TRIGONOMETRIC SUBSTITUTE-BASES OF THE FINITE ELEMENT Q8

Abstract

The paper gives examples of new models of trigonometric bases, which substitute polynomial bases (standard and alternative) of the popular element Q8. In the early stages of development of the finite element method (FEM) it was considered that the main advantage of the method is polynomial interpolation. Lagrange polynomials as bases and Pascal's algebraic triangle ensured the rapid spread of FEM and growth of its popularity. The development of computer technologies systematically and confidently changes the attitude of interested professionals to the tasks of designing bases functions. Today the developers of applications packages more often pay attention to rational functions and even functions of more general classes. The original bases of finite elements based on trigonometric functions illustrate "soft" mathematical modeling (according to V. Arnold). Trigonometric functions have not yet been used in the constructive theory of serendipity approximations. The finite element Q8 is widespread in FEM and works successfully in an ensemble with a triangular element T6 and a square Q9. The specificity of trigonometric functions forces to abandon the traditional method of inverse matrix. For "intermediate" local functions Q8 we use Catalan conoids and we construct "angle" functions by the non-matrix method of R. Taylor.
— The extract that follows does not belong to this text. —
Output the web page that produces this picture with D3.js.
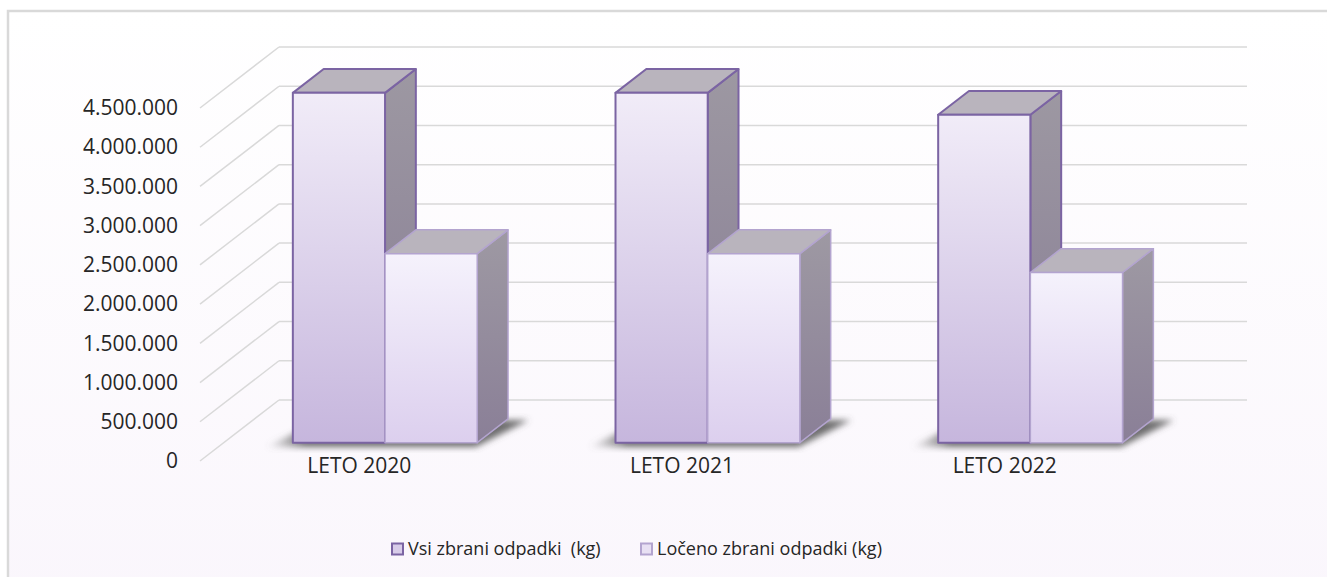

The lack of examples of trigonometric modeling of basis functions inhibits the development of this area of research. Only one function of the Q9 basis is well known - the "blown" mode of O. Zenkevich (1971), which he constructed out of fragments of the Cos function. The paper proposes "recipes" for eliminating the physical inadequacy of the spectrum of nodal loads (Zenkevich "paradox"). The obtained results and specific examples confirm the opinion that finite interpolation functions can be non-polynomial. The use of trigonometric functions opens up new possibilities for elimination of negative nodal loads.